Laser probing of rotational-state-dependent velocity distributions of N2+ (ν″=0,J) drifted in He

Rotational state-resolved velocity component distribution functions of N2+ (ν″=0) drifted in helium are measured in a flow-drift apparatus by the technique of single-frequency laser-induced fluorescence (LIF). A single-mode ring dye laser is used to probe Doppler profiles of various rotational lines in the R-branch of the (ν′,ν″)=(0,0) band of the B 2Σu+–X 2Σg+ system at 390 nm, with the laser propagation direction set either parallel or perpendicular to the drift field. A small but definite (3%) increase in ion mobility with increasing rotational state from J=13.5 to J=22.5 is observed at a fixed field strength of 12 Td. Mobilities of J=15.5 measured over the range of 1.5–16 Td yield a K0(0) of 22.0 cm2 V−1 s−1 and are in good agreement with earlier arrival-time measurements. Parallel translational temperatures are found to be significantly higher than perpendicular temperatures; a difference of at least 140 K between these temperatures is measured for J=15.5 at 16 Td.

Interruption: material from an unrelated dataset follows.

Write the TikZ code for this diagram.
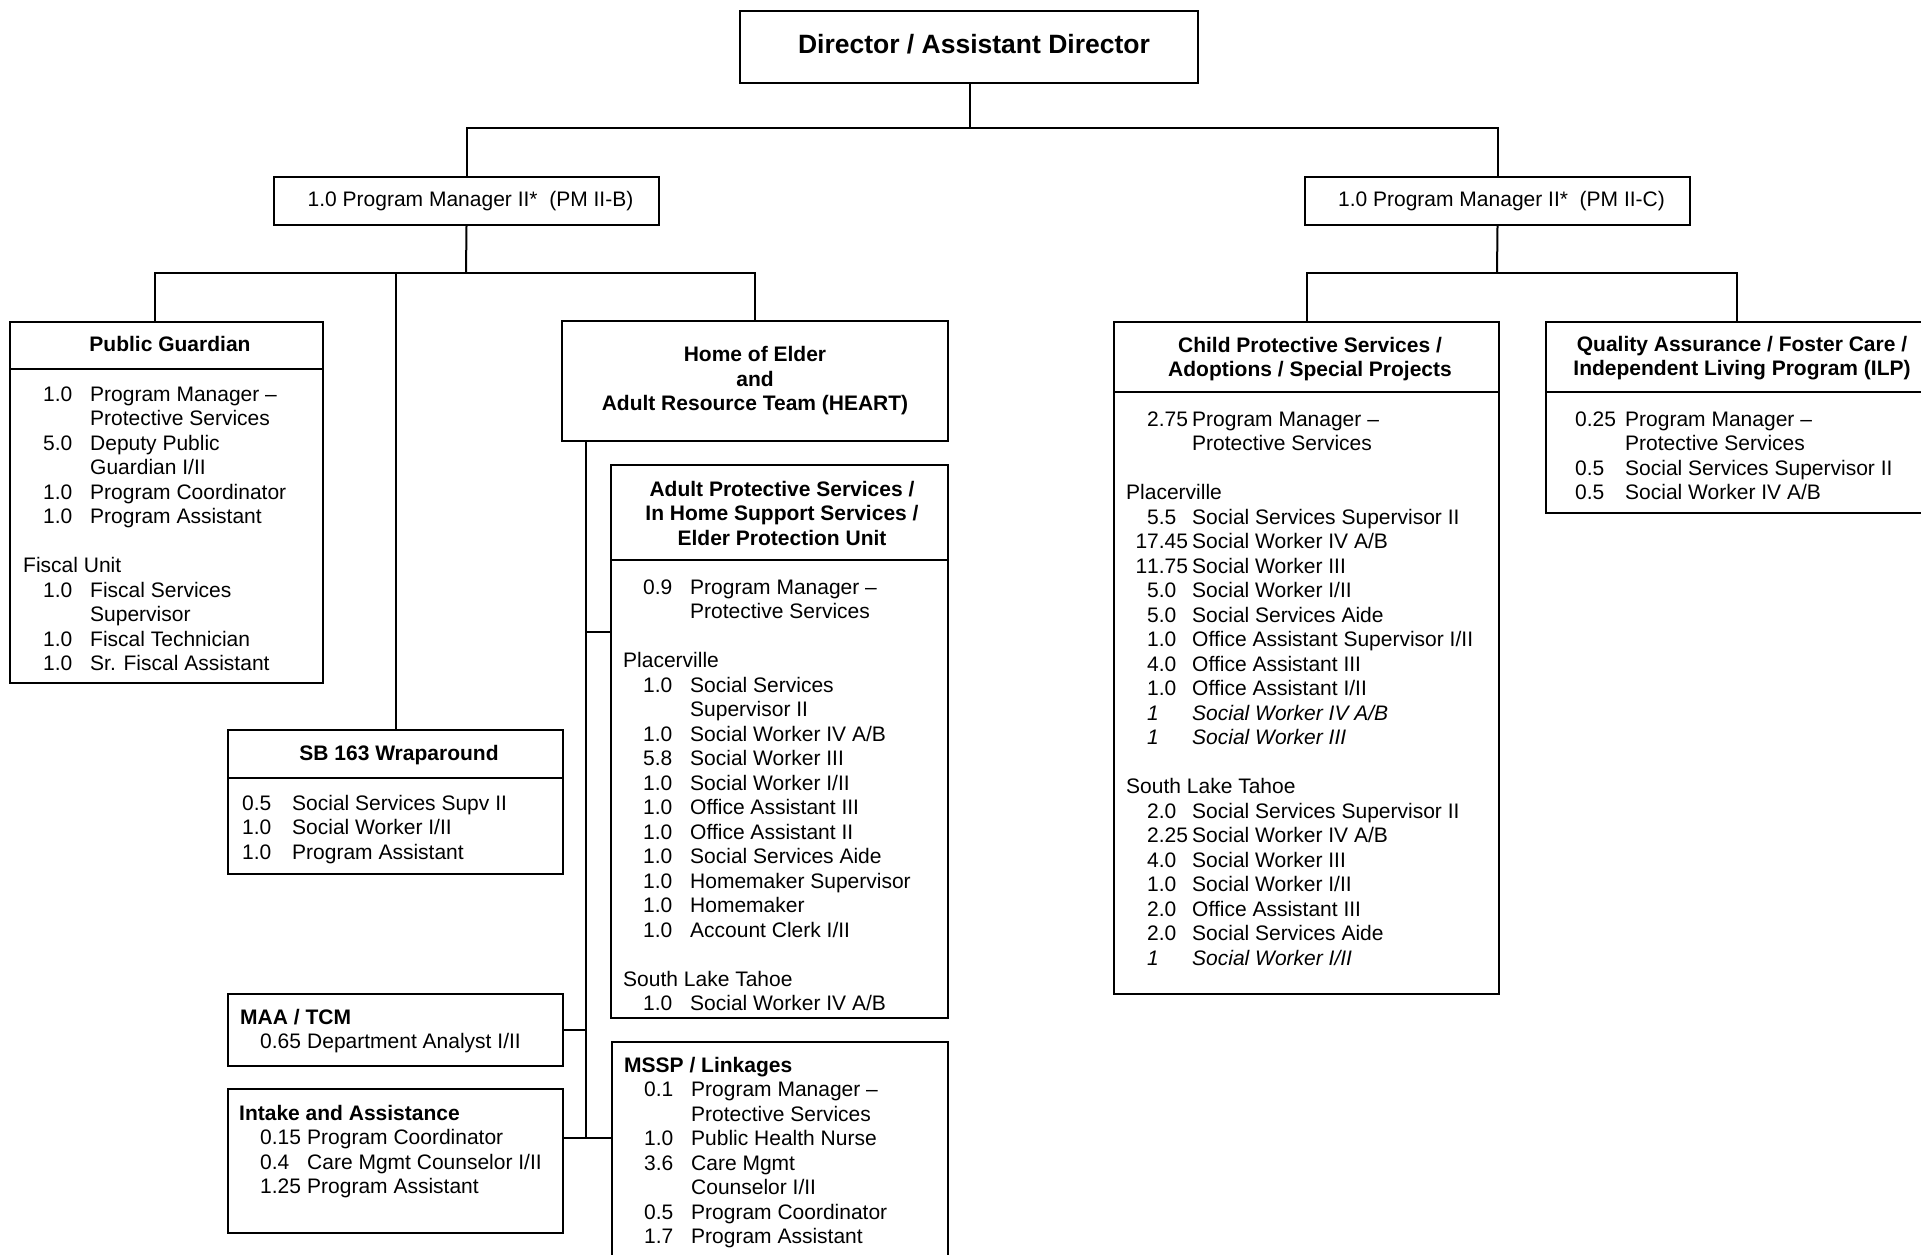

No discernible difference between the parallel translational temperatures for different rotational states is observed. There is evidence for a small degree of positive skewness (third central moment) in the parallel velocity component distributions, the first observation of such an effect in a molecular ion-atomic buffer system. Previous results that indicated poor agreement between CO+–He pulsed-field arrival-time and LIF mobilities are discussed; the LIF results were most likely hampered by space-charge effects.